O mundo perfeito de Clint Eastwood
Em 1993, quando Imperdoável, de Clint Eastwood, arrebatou quatro Óscares da Academia de Hollywood, incluindo melhor filme do ano e melhor realização, havia espectadores a mostrarem uma genuína surpresa: afinal, Clint Eastwood também realiza filmes... Agora que o LEFFEST o homenageia, vale a pena voltar a lembrar que o seu protagonismo da trilogia de westerns de Sergio Leone (terminando com O Bom, o Mau e o Vilão, em 1966), e também a sua personagem do polícia Harry Callahan (começando com Dirty Harry/A Fúria da Razão, em 1971), estão longe de esgotar a pluralidade do seu universo - na verdade, antes de Imperdoável chegar às salas de cinema, Eastwood dirigira nada mais nada menos que dezasseis longas-metragens, tendo-se estreado nessa função em 1971, com um belo thriller intitulado Play Misty for Me (entre nós Destinos nas Trevas).
Hoje em dia um objeto politicamente incorreto, Play Misty for Me é um dos 25 títulos com que o LEFFEST celebra o ator/realizador que, além do mais, sinaliza de forma inequívoca a paixão jazzística que habita a sua obra: o "Misty" do título é a lendária composição do pianista Erroll Garner (1921-1977).
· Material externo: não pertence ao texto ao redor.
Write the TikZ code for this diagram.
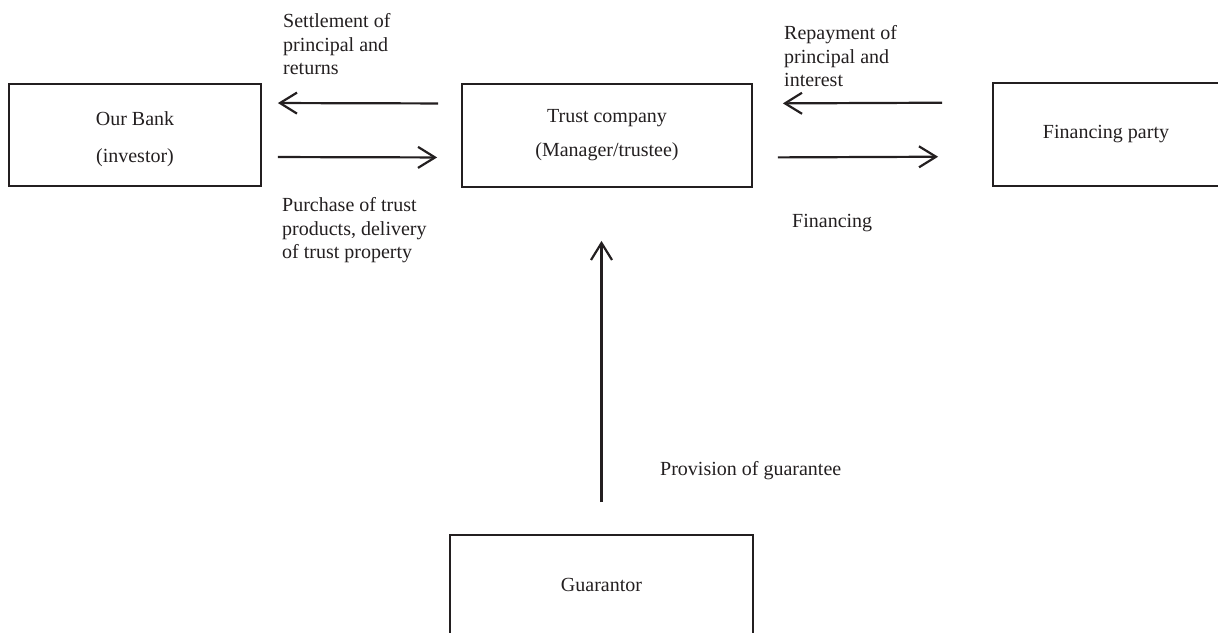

Sem esquecer que vai ser possível ver ou rever esse insólito ensaio poético que é Bronco Billy: produzido em 1980, nele encontramos o primeiro gesto de reconfiguração e, em boa verdade, decomposição da "imagem de marca" de Eastwood, assumindo a personagem de um cowboy de um espectáculo itinerante dedicado ao "Wild West". Que é como quem diz: as ilusões de heroísmo dão lugar, na socedade de consumo, a um desencantado esvaziamento da mitologia clássica.
Ao longo das décadas, tudo isto foi acontecendo com Eastwood a assumir-se também como produtor. Assim, logo após o sucesso da trilogia de Leone, fundou a Malpaso Productions, companhia que coordena todo o seu trabalho, quase sempre tendo a Warner Bros. como aliada na distribuição. Apesar de, no essencial, quase só servir para produzir os filmes interpretados e/ou por ele realizados, a Malpaso é reconhecida em Hollywood pelo seu rigor financeiro: Eastwood tem mesmo fama de ser capaz de terminar a rodagem dos filmes abaixo do orçamento e antes da data prevista.
Há muito que a sua evolução se distanciou do universo do western, explorando caminhos que o definem como um caso raro de versatilidade temática e criativa. Nesta perspetiva, Eastwood é um herdeiro directo de mestres do classicismo de Hollywood como Michael Curtiz ou Billy Wilder, oscilando serenamente entre as ambiências da música country em A Última Canção (1982) e a parábola social no prodigioso e tão pouco conhecido Um Mundo Perfeito (1993), passando, claro, pelo retrato de Charlie Parker em Bird (1988), filme que será apresentado por Branford Marsalis - entre os convidados anunciados para comentar vários momentos deste ciclo estão também Kyle Eastwood, filho do realizador, e o escritor John Carlin.
Tendo em conta que, por vezes, o tratamento mediático da sua obra se esgota numa banal imagem "lendária", será importante acrescentar que o questionar da identidade americana em diferentes momentos históricos é algo que, mesmo quando não é explicitado, circula por todo o seu trabalho - do brilho da redenção ao confronto com os fantasmas da própria história.
Entretanto, como está na moda sugerir que os grandes papéis femininos de Hollywood são um produto "ideológico" do movimento #MeToo, citemos o esplendoroso trabalho de algumas atrizes dirigidas por Eastwood em filmes presentes no LEFFEST: Jessica Walter (no já referido Play Misty for Me), Meryl Streep (As Pontes de Madison County, 1995), Laura Linney (Mystic River, 2003), Hilary Swank (Million Dollar Baby, 2004) ou Sienna Miller (Sniper Americano, 2014). Para evitar sexismos, convém também ver o genial Kevin Costner em O Mundo Perfeito.